The live-cam was installed in the Michigan wilderness by the state Department of Natural Resources and CarbonTV.com a private company specializing in outdoor video content. While the lens was focused on a nest of baby eagles, a humanoid creature appears to have been captured in the corner of the frame.
While the footage is too grainy to determine whether the object is an unidentified primate species or just, like, some dude, social media users were quick to claim that the video showed the legendary Bigfoot.
— Ryan Maue (@RyanMaue) October 6, 2016
— Finding Bigfoot Fans (@FBIGFOOTFANS) October 5, 2016
Experts are, of course, unconvinced.
"Like most videos purported to be Bigfoot, it’s grainy and out of focus – of course, the camera wasn’t set up to be focused on the ground; it was focused on the nest," said Ed Eisch, DNR Fish Production manager for the state, according to USA Today.
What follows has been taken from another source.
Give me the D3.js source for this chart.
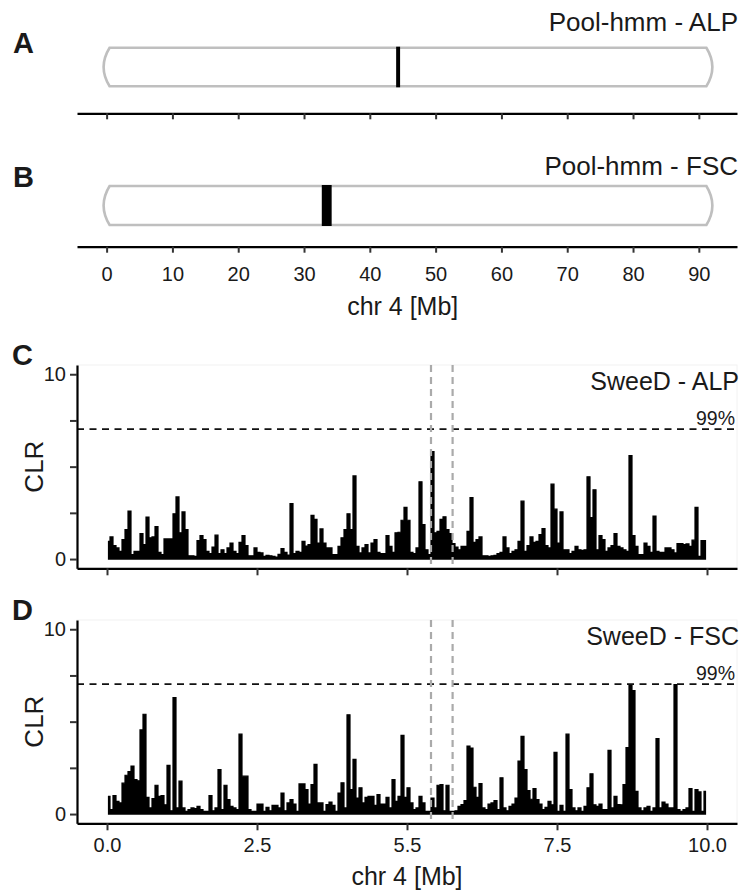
<!DOCTYPE html>
<html><head><meta charset="utf-8">
<script src="https://cdn.jsdelivr.net/npm/d3@7"></script>
<style>
html,body{margin:0;padding:0;background:#fff;}
text{font-family:"Liberation Sans",Arial,Helvetica,sans-serif;fill:#1a1a1a;}
</style></head>
<body>
<svg id="chart" width="748" height="895"></svg>
<script>
// ---------------- data ----------------
const chrTicks = [0,10,20,30,40,50,60,70,80,90];
const chrTickLabels = ["0","10","20","30","40","50","60","70","80","90"];
const chrLengthMb = 91.6;
const alpRegionMb = [44.0, 44.6];
const fscRegionMb = [32.7, 34.2];
const clrTicks = [0,2.5,5,7.5,10];
const clrTickLabels = ["0","","","","10"];
const posTicks = [0,2.5,5,7.5,10];
const posTickLabels = ["0.0","2.5","5.5","7.5","10.0"];
const threshold99 = 7.03;
const candidateRegion = [5.40, 5.76];
const binWidthMb = 0.05;
const sweedALP = [
0.96,1.2,0.73,0.6,0.42,1.05,1.6,2.6,0.24,0.42,0.42,1.38,0.78,2.27,1.15,1.2,1.75,0.36,0.24,1.09,
1.09,1.09,2.45,3.36,1.42,2.55,1.6,0.18,0.18,0.15,1.0,1.27,1.05,0.42,0.3,0.65,1.29,0.3,0.5,0.3,
0.6,0.87,0.42,0.3,0.9,1.27,0.73,0.18,0.18,0.6,0.36,0.33,0.15,0.2,0.18,0.15,0.11,0.25,0.56,0.36,
0.22,3.0,0.29,0.42,0.36,0.96,0.7,0.78,2.36,2.15,0.87,1.63,0.87,0.6,0.6,0.24,0.24,0.69,1.15,1.6,
2.45,1.6,4.5,0.69,0.33,0.6,0.78,0.33,0.87,1.05,0.36,0.3,0.29,1.27,0.69,0.36,1.42,1.45,2.1,2.8,
2.1,0.36,0.3,0.6,4.18,1.87,0.5,0.24,5.82,1.42,1.5,2.15,2.29,1.6,1.38,0.84,0.65,0.5,0.69,0.69,
1.5,3.33,0.9,1.05,1.2,0.18,0.18,0.15,0.18,0.2,0.29,0.36,1.2,0.6,0.29,0.42,0.5,0.96,3.13,0.42,
0.73,1.2,0.9,0.96,1.33,1.65,0.73,0.6,4.05,2.7,0.87,2.55,0.5,0.5,0.29,0.42,0.69,0.5,0.47,0.5,
4.45,2.25,3.75,0.5,1.27,1.05,0.42,0.6,0.73,1.38,0.69,0.6,0.5,0.42,5.6,1.27,0.69,0.24,0.24,0.87,
0.69,0.36,2.33,0.42,0.36,0.36,0.6,0.6,0.5,0.33,0.84,0.84,0.78,0.82,0.69,1.02,2.8,0.15,1.0,1.0];
const sweedFSC = [
0.96,0.24,1.0,0.69,0.6,1.67,2.1,2.3,2.6,1.87,1.8,4.55,5.4,0.9,0.33,0.83,1.56,0.96,1.0,0.5,
2.63,0.18,6.3,0.33,1.78,0.33,0.15,0.24,0.33,0.3,0.42,0.24,0.15,0.15,1.0,0.18,0.33,2.41,0.24,1.56,
0.78,0.42,0.33,0.24,4.32,2.05,2.05,0.24,0.15,0.15,0.54,0.54,0.15,0.36,0.18,0.47,0.47,0.33,1.14,0.18,
0.6,0.78,0.54,0.15,1.63,1.63,1.32,0.54,1.6,2.69,0.6,0.6,0.15,0.51,0.65,0.47,0.15,1.14,1.69,0.33,
5.37,1.32,2.96,0.87,1.42,0.6,0.9,0.96,0.96,0.47,1.05,0.54,0.54,0.9,0.33,1.87,0.69,0.96,4.26,0.9,
1.42,0.6,0.24,0.33,0.96,0.6,0.15,0.15,0.87,0.33,1.56,1.6,0.18,1.56,0.15,0.15,0.18,0.42,0.51,0.73,
3.68,3.57,1.45,0.9,1.65,0.33,0.24,0.54,0.6,0.73,0.24,1.96,0.33,0.18,0.42,0.54,0.87,2.87,4.2,2.41,
1.27,0.8,1.38,0.78,0.54,0.24,0.36,0.69,0.5,3.34,0.15,0.47,0.15,4.32,1.32,0.33,0.18,0.33,0.15,0.42,
1.42,2.18,0.5,0.42,0.54,0.24,0.24,3.45,0.33,0.96,0.51,0.5,1.6,3.6,6.95,6.68,1.23,0.33,0.18,0.33,
0.42,0.15,0.33,4.08,0.33,0.65,0.54,0.33,0.33,7.0,0.24,0.15,0.24,0.33,1.38,0.15,1.32,1.2,0.15,1.23];

// ---------------- drawing ----------------
const svg = d3.select("#chart");
const FONT = '"Liberation Sans",Arial,Helvetica,sans-serif';

function label(txt, x, y, size, opts={}) {
  return svg.append("text").attr("x", x).attr("y", y)
    .attr("font-size", size).attr("font-weight", opts.bold ? "bold" : "normal")
    .attr("text-anchor", opts.anchor || "start").text(txt);
}

// ---- Panels A & B: chromosome ideograms ----
const xChr = d3.scaleLinear().domain([-4.5, 95.8]).range([77, 737]);

function ideogram(top, bottom, axisY, region, title, titleY, letter, letterY, showLabels) {
  const x0 = xChr(0), x1 = xChr(chrLengthMb), mid = (top + bottom) / 2;
  const p = d3.path();
  p.moveTo(x0 + 3, top); p.lineTo(x1 - 3, top);
  p.quadraticCurveTo(x1 + 9, mid, x1 - 3, bottom);
  p.lineTo(x0 + 3, bottom);
  p.quadraticCurveTo(x0 - 9, mid, x0 + 3, top);
  p.closePath();
  svg.append("path").attr("d", p.toString()).attr("fill", "#fff")
    .attr("stroke", "#bfbfbf").attr("stroke-width", 2.6);
  svg.append("rect").attr("x", xChr(region[0])).attr("y", top - 1)
    .attr("width", Math.max(xChr(region[1]) - xChr(region[0]), 3.5))
    .attr("height", bottom - top + 2).attr("fill", "#000");

  const ax = d3.axisBottom(xChr).tickValues(chrTicks).tickSize(6).tickSizeOuter(0)
    .tickFormat((d, i) => showLabels ? chrTickLabels[i] : "");
  const g = svg.append("g").attr("transform", `translate(0,${axisY})`).call(ax);
  g.select(".domain").attr("stroke", "#000").attr("stroke-width", 2.2);
  g.selectAll(".tick line").attr("stroke", "#333").attr("stroke-width", 2);
  g.selectAll(".tick text").attr("font-family", FONT).attr("font-size", 20)
    .attr("fill", "#222").attr("dy", null).attr("y", 34.5);

  label(title, 738, titleY, 26, {anchor: "end"});
  label(letter, 13, letterY, 29, {bold: true});
}

ideogram(47.7, 86.3, 113.3, alpRegionMb, "Pool-hmm - ALP", 31, "A", 53);
ideogram(186, 225, 246.7, fscRegionMb, "Pool-hmm - FSC", 175, "B", 187, true);
label("chr 4 [Mb]", xChr(45), 315, 25, {anchor: "middle"});

// ---- Panels C & D: SweeD CLR profiles ----
const xPos = d3.scaleLinear().domain([-0.5, 10.5]).range([77, 737]);

function clrPanel(values, top, bottom, title, letter, showLabels) {
  const y = d3.scaleLinear().domain([-0.5, 10.5]).range([bottom, top]);

  // faint panel frame
  svg.append("rect").attr("x", xPos(-0.5)).attr("y", top)
    .attr("width", xPos(10.5) - xPos(-0.5)).attr("height", bottom - top)
    .attr("fill", "none").attr("stroke", "#f2f2f2").attr("stroke-width", 1);

  const pts = values.map((v, i) => ({x: (i + 0.5) * binWidthMb, v}));
  const area = d3.area().curve(d3.curveStep)
    .x(d => xPos(d.x)).y0(y(0)).y1(d => y(d.v));
  svg.append("path").datum(pts).attr("d", area)
    .attr("fill", "#000").attr("stroke", "#000").attr("stroke-width", 1.2)
    .attr("stroke-linejoin", "miter");

  // 99% threshold
  svg.append("line").attr("x1", xPos(-0.5)).attr("x2", xPos(10.5))
    .attr("y1", y(threshold99)).attr("y2", y(threshold99))
    .attr("stroke", "#111").attr("stroke-width", 1.7).attr("stroke-dasharray", "7,5.5");

  // candidate region lines
  candidateRegion.forEach(c => {
    svg.append("line").attr("x1", xPos(c)).attr("x2", xPos(c))
      .attr("y1", top).attr("y2", bottom)
      .attr("stroke", "#aaaaaa").attr("stroke-width", 2.2).attr("stroke-dasharray", "7,5");
  });

  // axes
  const ay = d3.axisLeft(y).tickValues(clrTicks).tickSize(7).tickSizeOuter(0)
    .tickFormat((d, i) => clrTickLabels[i]);
  const gy = svg.append("g").attr("transform", `translate(${xPos(-0.5)},0)`).call(ay);
  gy.select(".domain").attr("stroke", "#000").attr("stroke-width", 2.2);
  gy.selectAll(".tick line").attr("stroke", "#333").attr("stroke-width", 2);
  gy.selectAll(".tick text").attr("font-family", FONT).attr("font-size", 20)
    .attr("fill", "#222").attr("x", -11);

  const ax = d3.axisBottom(xPos).tickValues(posTicks).tickSize(7).tickSizeOuter(0)
    .tickFormat((d, i) => showLabels ? posTickLabels[i] : "");
  const gx = svg.append("g").attr("transform", `translate(0,${bottom})`).call(ax);
  gx.select(".domain").attr("stroke", "#000").attr("stroke-width", 2.2);
  gx.selectAll(".tick line").attr("stroke", "#333").attr("stroke-width", 2);
  gx.selectAll(".tick text").attr("font-family", FONT).attr("font-size", 20)
    .attr("fill", "#222").attr("dy", null).attr("y", 28.5);

  label(title, 739, top + 25, 25, {anchor: "end"});
  label("99%", 735, y(threshold99) - 4.5, 19.5, {anchor: "end"});
  svg.append("text").attr("transform", `translate(43,${(top + bottom) / 2}) rotate(-90)`)
    .attr("text-anchor", "middle").attr("font-size", 26).text("CLR");
  label(letter, 12, top, 29, {bold: true});
}

clrPanel(sweedALP, 365, 568.3, "SweeD - ALP", "C", false);
clrPanel(sweedFSC, 620, 823.3, "SweeD - FSC", "D", true);
label("chr 4 [Mb]", xPos(5), 885, 25, {anchor: "middle"});
</script>
</body></html>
"I have a nephew who does a really good Bigfoot gait impression. But I know it wasn’t him."
Jeff Meldrum, a professor of anatomy and anthropology at Idaho State University and one of the country’s leading Bigfoot researchers, also remains skeptical.
"It is an interesting video, but remains just that, given the lack of scale and detail in the image of the figure," he said, according to USA Today.
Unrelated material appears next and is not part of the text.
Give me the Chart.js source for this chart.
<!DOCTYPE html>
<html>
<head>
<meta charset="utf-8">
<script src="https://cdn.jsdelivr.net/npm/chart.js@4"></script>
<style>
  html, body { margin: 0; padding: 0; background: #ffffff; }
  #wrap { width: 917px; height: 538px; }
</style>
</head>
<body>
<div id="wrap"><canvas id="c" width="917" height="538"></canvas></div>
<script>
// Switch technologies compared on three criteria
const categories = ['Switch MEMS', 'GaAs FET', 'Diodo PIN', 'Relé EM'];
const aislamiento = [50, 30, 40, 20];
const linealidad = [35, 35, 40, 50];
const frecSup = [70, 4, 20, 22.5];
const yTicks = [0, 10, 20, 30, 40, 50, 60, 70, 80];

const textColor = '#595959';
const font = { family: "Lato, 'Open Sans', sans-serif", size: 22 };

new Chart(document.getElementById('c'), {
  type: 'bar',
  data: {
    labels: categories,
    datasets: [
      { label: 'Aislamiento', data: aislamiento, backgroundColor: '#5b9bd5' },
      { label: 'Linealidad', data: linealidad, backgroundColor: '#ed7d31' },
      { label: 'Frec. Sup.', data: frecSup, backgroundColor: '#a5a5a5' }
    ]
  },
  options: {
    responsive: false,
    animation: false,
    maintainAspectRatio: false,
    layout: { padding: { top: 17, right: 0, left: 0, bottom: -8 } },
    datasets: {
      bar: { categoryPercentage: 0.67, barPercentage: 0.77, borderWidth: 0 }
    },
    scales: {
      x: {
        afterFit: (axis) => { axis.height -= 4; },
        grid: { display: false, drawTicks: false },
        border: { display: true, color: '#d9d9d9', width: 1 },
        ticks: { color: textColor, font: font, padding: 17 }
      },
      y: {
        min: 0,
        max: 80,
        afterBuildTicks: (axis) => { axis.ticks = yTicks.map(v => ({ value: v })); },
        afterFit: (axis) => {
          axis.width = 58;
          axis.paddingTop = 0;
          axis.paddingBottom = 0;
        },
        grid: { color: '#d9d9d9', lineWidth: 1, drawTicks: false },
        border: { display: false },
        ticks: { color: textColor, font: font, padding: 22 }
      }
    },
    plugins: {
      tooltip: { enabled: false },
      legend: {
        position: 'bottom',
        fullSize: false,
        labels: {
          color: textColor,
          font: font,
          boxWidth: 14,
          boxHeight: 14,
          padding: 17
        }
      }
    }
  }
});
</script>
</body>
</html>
"We’re coming up on the 50th anniversary of the still-controversial, Patterson-Gimlin film – a 60-second clip of much higher quality, about which opinions remain polarized."
Shot in 1967, that footage shows what appears to be an apelike creature walking on two legs near the Klamath River near Orleans, California. The film has faced intense scrutiny since its release.
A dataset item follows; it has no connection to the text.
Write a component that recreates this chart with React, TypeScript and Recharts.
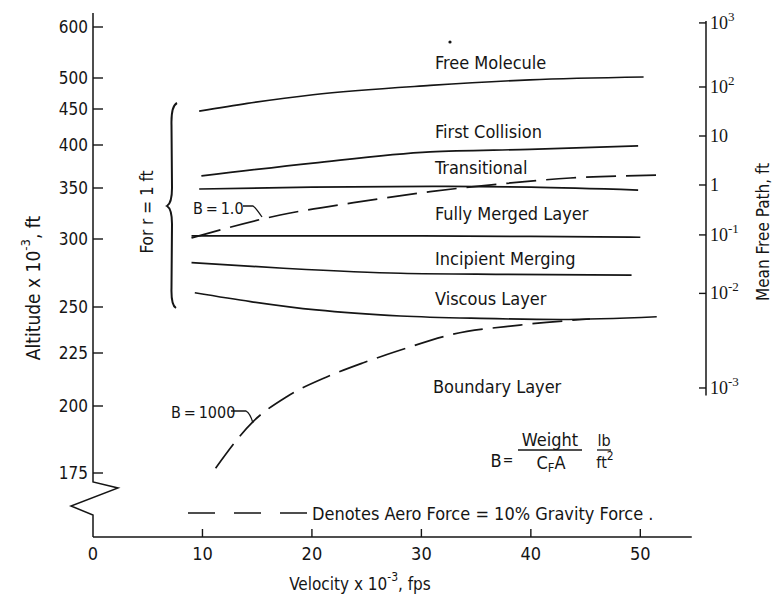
import React from 'react';
import { LineChart, Line, XAxis, YAxis } from 'recharts';

// ---------- axes ----------
const velocityTicks = [0, 10, 20, 30, 40, 50];
const altitudeTicks = [175, 200, 225, 250, 300, 350, 400, 450, 500, 600];
// the original altitude axis is non-linear: relative height of each tick above the velocity axis
const altitudeTickHeights = [64, 131, 184, 230, 298, 349, 392, 428, 459, 510];
const mfpTickBase = ['10', '10', '10', '1', '10', '10', '10'];
const mfpTickExp = ['3', '2', '', '', '-1', '-2', '-3'];
const mfpTickAltitudes = [608, 485.5, 412.5, 353.5, 304, 260, 208.5];

// ---------- series (velocity x 10^-3 fps, altitude x 10^-3 ft) ----------
const freeMoleculeV = [9.7, 14.1, 20.1, 30.8, 39.9, 50.3];
const freeMoleculeAlt = [447, 459, 473, 488, 497, 502];
const firstCollisionV = [9.9, 20.1, 30.8, 39.9, 49.8];
const firstCollisionAlt = [364, 379, 392, 395, 399];
const transitionalV = [9.7, 20, 31, 40, 49.8];
const transitionalAlt = [349, 351, 352, 351, 348];
const fullyMergedV = [9.0, 20, 30, 40, 50];
const fullyMergedAlt = [303, 303, 303, 302.5, 301.7];
const incipientV = [9.0, 17.4, 28.1, 37.2, 49.2];
const incipientAlt = [282.6, 278.5, 274.8, 274, 273.5];
const viscousV = [9.3, 14.4, 20.4, 28.1, 35.4, 42.7, 51.5];
const viscousAlt = [260.5, 254, 248.4, 245.1, 243.8, 243.2, 244.7];
const b1V = [9.0, 17.1, 23.8, 30.8, 37.2, 43.6, 52.1];
const b1Alt = [301, 323.5, 335.6, 346.4, 354.7, 361.6, 365];
const b1000V = [11.2, 14.6, 17.7, 21.4, 24.7, 28.1, 32.6, 39.0, 45.4];
const b1000Alt = [176.8, 194.1, 204.4, 213.8, 220.4, 226.6, 234.8, 240.2, 243.5];

const U_MAX = 524;
const X_MAX = 56;
const X_AXIS_END = 54.7;

function toU(a: number): number {
  const A = altitudeTicks;
  const H = altitudeTickHeights;
  let i = 0;
  if (a >= A[A.length - 1]) i = A.length - 2;
  else if (a > A[0]) {
    while (a > A[i + 1]) i++;
  }
  return H[i] + ((a - A[i]) * (H[i + 1] - H[i])) / (A[i + 1] - A[i]);
}

const mk = (v: number[], alt: number[]) => v.map((x, i) => ({ v: x, u: toU(alt[i]) }));

const series = [
  { id: 'fm', data: mk(freeMoleculeV, freeMoleculeAlt), dashed: false },
  { id: 'fc', data: mk(firstCollisionV, firstCollisionAlt), dashed: false },
  { id: 'tr', data: mk(transitionalV, transitionalAlt), dashed: false },
  { id: 'fu', data: mk(fullyMergedV, fullyMergedAlt), dashed: false },
  { id: 'in', data: mk(incipientV, incipientAlt), dashed: false },
  { id: 'vi', data: mk(viscousV, viscousAlt), dashed: false },
  { id: 'b1', data: mk(b1V, b1Alt), dashed: true },
  { id: 'b1000', data: mk(b1000V, b1000Alt), dashed: true },
];

const W = 778;
const H = 599;
const PLOT = { left: 93, top: 13, right: 706, bottom: 537 };
const INK = '#151515';
const SANS = "'Liberation Sans Narrow', 'DejaVu Sans Condensed', 'Arial Narrow', sans-serif";
const SERIF = "'Liberation Serif', 'DejaVu Serif', serif";

const yOf = (alt: number) => PLOT.bottom - (toU(alt) / U_MAX) * (PLOT.bottom - PLOT.top);
const xOf = (v: number) => PLOT.left + (v / X_MAX) * (PLOT.right - PLOT.left);

const AltTick = (props: any) => {
  const { x, y, index } = props;
  return (
    <g>
      <line x1={x} y1={y} x2={x + 10} y2={y} stroke={INK} strokeWidth={1.4} />
      <text x={x - 5} y={y} textAnchor="end" dominantBaseline="central" fontFamily={SANS} fontSize={17} fill={INK}>
        {altitudeTicks[index]}
      </text>
    </g>
  );
};

const MfpTick = (props: any) => {
  const { x, y, index } = props;
  const exp = mfpTickExp[index];
  return (
    <g>
      <line x1={x - 7} y1={y} x2={x} y2={y} stroke={INK} strokeWidth={1.4} />
      <text x={x + 4} y={y} dominantBaseline="central" fontFamily={SERIF} fontSize={18} fill={INK}>
        {mfpTickBase[index]}
        {exp ? (
          <tspan dy={-7} fontSize={13}>
            {exp}
          </tspan>
        ) : null}
      </text>
    </g>
  );
};

const VelTick = (props: any) => {
  const { x, y, payload } = props;
  return (
    <g>
      {payload.value !== 0 ? <line x1={x} y1={y} x2={x} y2={y - 8} stroke={INK} strokeWidth={1.4} /> : null}
      <text x={x} y={y + 16} textAnchor="middle" dominantBaseline="central" fontFamily={SANS} fontSize={18} fill={INK}>
        {payload.value}
      </text>
    </g>
  );
};

const Sup = ({ t, size = 12, up = 7 }: { t: string; size?: number; up?: number }) => (
  <tspan dy={-up} fontSize={size}>
    {t}
  </tspan>
);

export default function App() {
  const y175 = yOf(175);
  const axisX = PLOT.left;
  const breakTop = y175 + 9;
  const lbl = { fontFamily: SANS, fontSize: 18, fill: INK } as any;
  return (
    <div style={{ position: 'relative', width: W, height: H, background: '#fff' }}>
      <style>{'body{margin:0;background:#fff}'}</style>
      <LineChart width={W} height={H} margin={{ top: 13, right: 12, bottom: 32, left: 33 }}>
        <XAxis
          type="number"
          dataKey="v"
          domain={[0, X_MAX]}
          ticks={velocityTicks}
          interval={0}
          allowDataOverflow
          axisLine={false}
          tickLine={false}
          tickSize={0}
          tickMargin={0}
          height={30}
          tick={VelTick}
        />
        <YAxis
          yAxisId="alt"
          type="number"
          domain={[0, U_MAX]}
          ticks={altitudeTicks.map(toU)}
          interval={0}
          allowDataOverflow
          axisLine={false}
          tickLine={false}
          tickSize={0}
          tickMargin={0}
          width={60}
          tick={AltTick}
        />
        <YAxis
          yAxisId="mfp"
          orientation="right"
          type="number"
          domain={[0, U_MAX]}
          ticks={mfpTickAltitudes.map(toU)}
          interval={0}
          allowDataOverflow
          axisLine={false}
          tickLine={false}
          tickSize={0}
          tickMargin={0}
          width={60}
          tick={MfpTick}
        />
        {series.map((s) => (
          <Line
            key={s.id}
            yAxisId="alt"
            data={s.data}
            dataKey="u"
            type="monotone"
            dot={false}
            stroke={INK}
            strokeWidth={1.7}
            strokeDasharray={s.dashed ? '30 10' : undefined}
            isAnimationActive={false}
          />
        ))}
      </LineChart>
      <svg
        width={W}
        height={H}
        style={{ position: 'absolute', left: 0, top: 0, pointerEvents: 'none' }}
      >
        {/* left axis with break */}
        <path
          d={`M${axisX},${PLOT.top} L${axisX},${breakTop} L${axisX + 25},${breakTop + 6} L${axisX - 22},${breakTop + 24} L${axisX},${breakTop + 33} L${axisX},${PLOT.bottom}`}
          fill="none"
          stroke={INK}
          strokeWidth={1.5}
        />
        {/* velocity axis */}
        <line x1={axisX} y1={PLOT.bottom} x2={xOf(X_AXIS_END)} y2={PLOT.bottom} stroke={INK} strokeWidth={1.6} />
        {/* mean free path axis */}
        <line x1={PLOT.right} y1={yOf(612)} x2={PLOT.right} y2={yOf(205)} stroke={INK} strokeWidth={1.5} />

        {/* axis titles */}
        <text transform="translate(33,288) rotate(-90)" textAnchor="middle" dominantBaseline="central" {...lbl} fontSize={19}>
          Altitude x 10<Sup t="-3" size={13} up={8} />
          <tspan dy={8}>, ft</tspan>
        </text>
        <text transform="translate(763,232) rotate(-90)" textAnchor="middle" dominantBaseline="central" {...lbl} fontSize={17}>
          Mean Free Path, ft
        </text>
        <text x={360} y={584} textAnchor="middle" dominantBaseline="central" {...lbl} fontSize={17}>
          Velocity x 10<Sup t="-3" />
          <tspan dy={7}>, fps</tspan>
        </text>

        {/* regime labels */}
        <text x={435} y={62} dominantBaseline="central" {...lbl}>Free Molecule</text>
        <text x={435} y={131} dominantBaseline="central" {...lbl}>First Collision</text>
        <text x={435} y={167} dominantBaseline="central" {...lbl}>Transitional</text>
        <text x={435} y={213} dominantBaseline="central" {...lbl}>Fully Merged Layer</text>
        <text x={435} y={258} dominantBaseline="central" {...lbl}>Incipient Merging</text>
        <text x={435} y={298} dominantBaseline="central" {...lbl}>Viscous Layer</text>
        <text x={433} y={386} dominantBaseline="central" {...lbl}>Boundary Layer</text>
        <circle cx={450} cy={42} r={1.6} fill={INK} />

        {/* brace for r = 1 ft */}
        <path
          d="M177,103 Q171,106 171.5,125 L172,188 Q172,203 167,206 Q172,209 172,224 L171.5,288 Q171,305 176,308"
          fill="none"
          stroke={INK}
          strokeWidth={2}
        />
        <text transform="translate(147,212) rotate(-90)" textAnchor="middle" dominantBaseline="central" {...lbl} fontSize={17}>
          For r = 1 ft
        </text>

        {/* B labels */}
        <text x={193} y={208} dominantBaseline="central" {...lbl} fontSize={16}>{'B\u2009=\u20091.0'}</text>
        <path d="M243,206 L253,206 Q256,208 262,217" fill="none" stroke={INK} strokeWidth={1.3} />
        <text x={171} y={412} dominantBaseline="central" {...lbl} fontSize={16}>{'B\u2009=\u20091000'}</text>
        <path d="M231,411 L246,411 Q250,413 253,423" fill="none" stroke={INK} strokeWidth={1.3} />

        {/* formula */}
        <text x={496} y={460} textAnchor="middle" dominantBaseline="central" {...lbl}>B</text>
        <text x={508} y={460} textAnchor="middle" dominantBaseline="central" {...lbl} fontSize={14}>=</text>
        <text x={550} y={439} textAnchor="middle" dominantBaseline="central" {...lbl}>Weight</text>
        <line x1={518} y1={450} x2={582} y2={450} stroke={INK} strokeWidth={1.3} />
        <text x={551} y={462} textAnchor="middle" dominantBaseline="central" {...lbl}>
          C<tspan dy={5} fontSize={13}>F</tspan>
          <tspan dy={-5}>A</tspan>
        </text>
        <text x={604} y={440} textAnchor="middle" dominantBaseline="central" {...lbl} fontSize={16}>lb</text>
        <line x1={597} y1={450} x2={611} y2={450} stroke={INK} strokeWidth={1.3} />
        <text x={605} y={462} textAnchor="middle" dominantBaseline="central" {...lbl} fontSize={16}>
          ft<Sup t="2" size={12} up={6} />
        </text>

        {/* legend */}
        <line x1={188} y1={513} x2={308} y2={513} stroke={INK} strokeWidth={1.7} strokeDasharray="27 19" />
        <text x={312} y={513} dominantBaseline="central" {...lbl}>
          Denotes Aero Force = 10% Gravity Force  .
        </text>
      </svg>
    </div>
  );
}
"By contrast, this eagle’s nest video doesn’t offer much by way of compelling evidence," Meldrum said.
The clip was filmed in May. A user noticed the strange figure and then then posted the video to a Bigfoot enthusiast website. It was only last month that an editor with CarbonTV.com noticed the posting and highlighted the clip.
"From what we can see, what anybody can see with their plain eye, it’s up to interpretation," said Daniel Seliger, CarbonTV executive director of content and marketing, according to USA Today.
"It’s definitely grounds for speculation as a legitimate sighting. But who knows? It’s the kind of thing the Internet really loves."